Records from a data collection:
####
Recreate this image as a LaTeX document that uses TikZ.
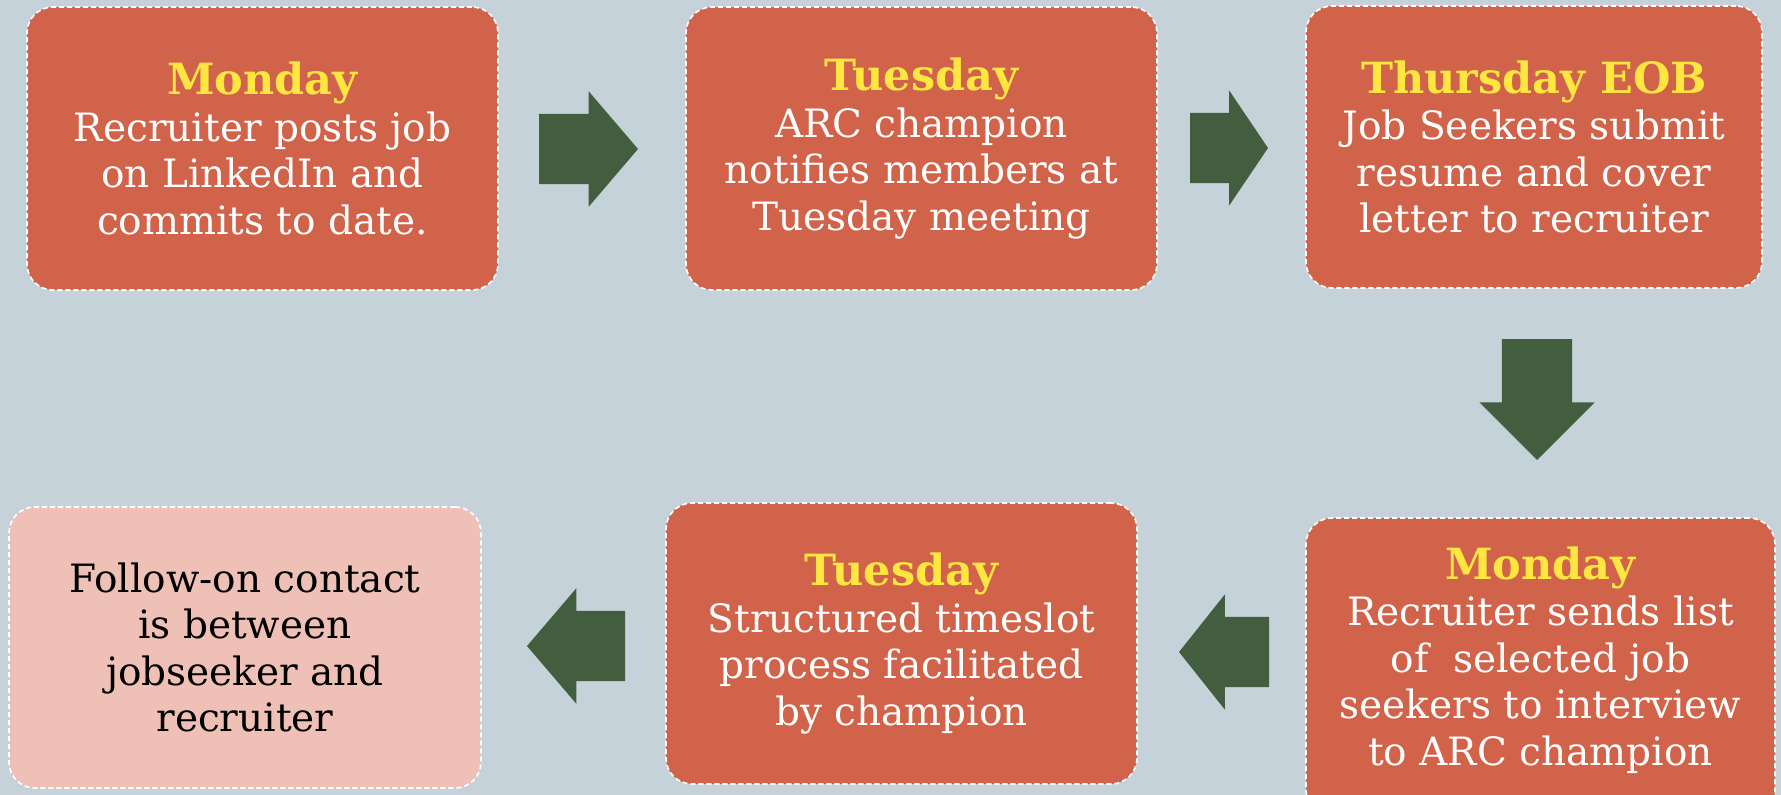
\documentclass[tikz,border=0pt]{standalone}
\usepackage{fontspec}
\setmainfont{DejaVu Serif}
\usetikzlibrary{shapes.arrows}

\definecolor{bgblue}{RGB}{198,210,217}
\definecolor{boxred}{RGB}{208,99,74}
\definecolor{boxpink}{RGB}{238,192,182}
\definecolor{arrowgreen}{RGB}{67,94,63}
\definecolor{dayyellow}{RGB}{255,230,64}

\begin{document}
\begin{tikzpicture}[%
    x=1pt, y=-1pt,
    day/.style={
      rectangle,
      draw=white,
      line width=1.6pt,
      dash pattern=on 5pt off 3pt,
      fill=boxred,
      text=white,
      align=center,
      rounded corners=26pt,
      minimum width=471pt,
      minimum height=283pt,
      font=\fontsize{39}{46.5}\selectfont
    },
    last/.style={
      day,
      fill=boxpink,
      text=black
    },
    go/.style={
      single arrow,
      fill=arrowgreen,
      inner xsep=0pt,
      inner ysep=35pt,
      outer sep=0pt,
      single arrow head extend=22.5pt,
      anchor=tail
    }
  ]
    \useasboundingbox (0,0) rectangle (1781,795);
    \fill[bgblue] (0,0) rectangle (1781,795);

    \draw (262.5,148.5) node[day] (mon1) {
    {\bfseries\color{dayyellow}\fontsize{43}{46.5}\selectfont Monday}\\
    Recruiter posts job\\ on LinkedIn and\\ commits to date.};
    \draw (921.5,148.5) node[day] (tue1) {
    {\bfseries\color{dayyellow}\fontsize{43}{46.5}\selectfont Tuesday}\\
    ARC champion\\ notifies members at\\ Tuesday meeting};
    \draw (1534,147) node[day, minimum width=456pt, minimum height=282pt] (thu) {
    {\bfseries\color{dayyellow}\fontsize{43}{46.5}\selectfont Thursday EOB}\\
    Job Seekers submit\\ resume and cover\\ letter to recruiter};
    \draw (1540.5,667) node[day, minimum width=469pt, minimum height=298pt, text depth=22pt] (mon2) {
    {\bfseries\color{dayyellow}\fontsize{43}{46.5}\selectfont Monday}\\
    Recruiter sends list\\ of \ selected job\\ seekers to interview\\ to ARC champion};
    \draw (901.5,643.5) node[day, minimum height=281pt] (tue2) {
    {\bfseries\color{dayyellow}\fontsize{43}{46.5}\selectfont Tuesday}\\
    Structured timeslot\\ process facilitated\\ by champion};
    \draw (245,647.5) node[last, minimum width=472pt, minimum height=281pt] (follow) {
    Follow-on contact\\ is between\\ jobseeker and\\ recruiter};

    \node[go, minimum height=99pt, single arrow tip angle=99] (a1) at (539,149) {};
    \node[go, minimum height=78pt, single arrow tip angle=112] (a2) at (1190,148) {};
    \node[go, rotate=-90, minimum height=121pt, single arrow tip angle=90] (a3) at (1537,339) {};
    \node[go, rotate=180, minimum height=90pt, single arrow tip angle=103] (a4) at (1269,652) {};
    \node[go, rotate=180, minimum height=98pt, single arrow tip angle=99] (a5) at (625,646) {};

  \end{tikzpicture}
\end{document}
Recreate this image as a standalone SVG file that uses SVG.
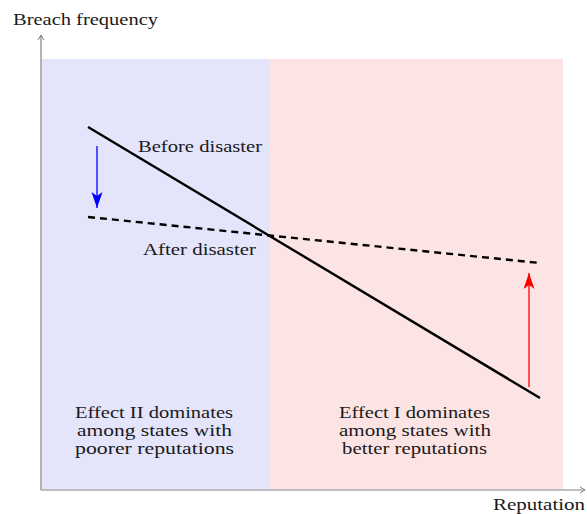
####
• _Aim of the task_: Reproduce every entry word for word, but skip any pictures.

• _Written answer_:
Recreate this image as a LaTeX document that uses TikZ.
\documentclass[tikz,border=0pt]{standalone}
\usepackage{fontspec}
\setmainfont{DejaVu Serif}
\usetikzlibrary{shapes.arrows}

\definecolor{bgblue}{RGB}{198,210,217}
\definecolor{boxred}{RGB}{208,99,74}
\definecolor{boxpink}{RGB}{238,192,182}
\definecolor{arrowgreen}{RGB}{67,94,63}
\definecolor{dayyellow}{RGB}{255,230,64}

\begin{document}
\begin{tikzpicture}[%
    x=1pt, y=-1pt,
    day/.style={
      rectangle,
      draw=white,
      line width=1.6pt,
      dash pattern=on 5pt off 3pt,
      fill=boxred,
      text=white,
      align=center,
      rounded corners=26pt,
      minimum width=471pt,
      minimum height=283pt,
      font=\fontsize{39}{46.5}\selectfont
    },
    last/.style={
      day,
      fill=boxpink,
      text=black
    },
    go/.style={
      single arrow,
      fill=arrowgreen,
      inner xsep=0pt,
      inner ysep=35pt,
      outer sep=0pt,
      single arrow head extend=22.5pt,
      anchor=tail
    }
  ]
    \useasboundingbox (0,0) rectangle (1781,795);
    \fill[bgblue] (0,0) rectangle (1781,795);

    \draw (262.5,148.5) node[day] (mon1) {
    {\bfseries\color{dayyellow}\fontsize{43}{46.5}\selectfont Monday}\\
    Recruiter posts job\\ on LinkedIn and\\ commits to date.};
    \draw (921.5,148.5) node[day] (tue1) {
    {\bfseries\color{dayyellow}\fontsize{43}{46.5}\selectfont Tuesday}\\
    ARC champion\\ notifies members at\\ Tuesday meeting};
    \draw (1534,147) node[day, minimum width=456pt, minimum height=282pt] (thu) {
    {\bfseries\color{dayyellow}\fontsize{43}{46.5}\selectfont Thursday EOB}\\
    Job Seekers submit\\ resume and cover\\ letter to recruiter};
    \draw (1540.5,667) node[day, minimum width=469pt, minimum height=298pt, text depth=22pt] (mon2) {
    {\bfseries\color{dayyellow}\fontsize{43}{46.5}\selectfont Monday}\\
    Recruiter sends list\\ of \ selected job\\ seekers to interview\\ to ARC champion};
    \draw (901.5,643.5) node[day, minimum height=281pt] (tue2) {
    {\bfseries\color{dayyellow}\fontsize{43}{46.5}\selectfont Tuesday}\\
    Structured timeslot\\ process facilitated\\ by champion};
    \draw (245,647.5) node[last, minimum width=472pt, minimum height=281pt] (follow) {
    Follow-on contact\\ is between\\ jobseeker and\\ recruiter};

    \node[go, minimum height=99pt, single arrow tip angle=99] (a1) at (539,149) {};
    \node[go, minimum height=78pt, single arrow tip angle=112] (a2) at (1190,148) {};
    \node[go, rotate=-90, minimum height=121pt, single arrow tip angle=90] (a3) at (1537,339) {};
    \node[go, rotate=180, minimum height=90pt, single arrow tip angle=103] (a4) at (1269,652) {};
    \node[go, rotate=180, minimum height=98pt, single arrow tip angle=99] (a5) at (625,646) {};

  \end{tikzpicture}
\end{document}
Recreate this image as a standalone SVG file that uses SVG.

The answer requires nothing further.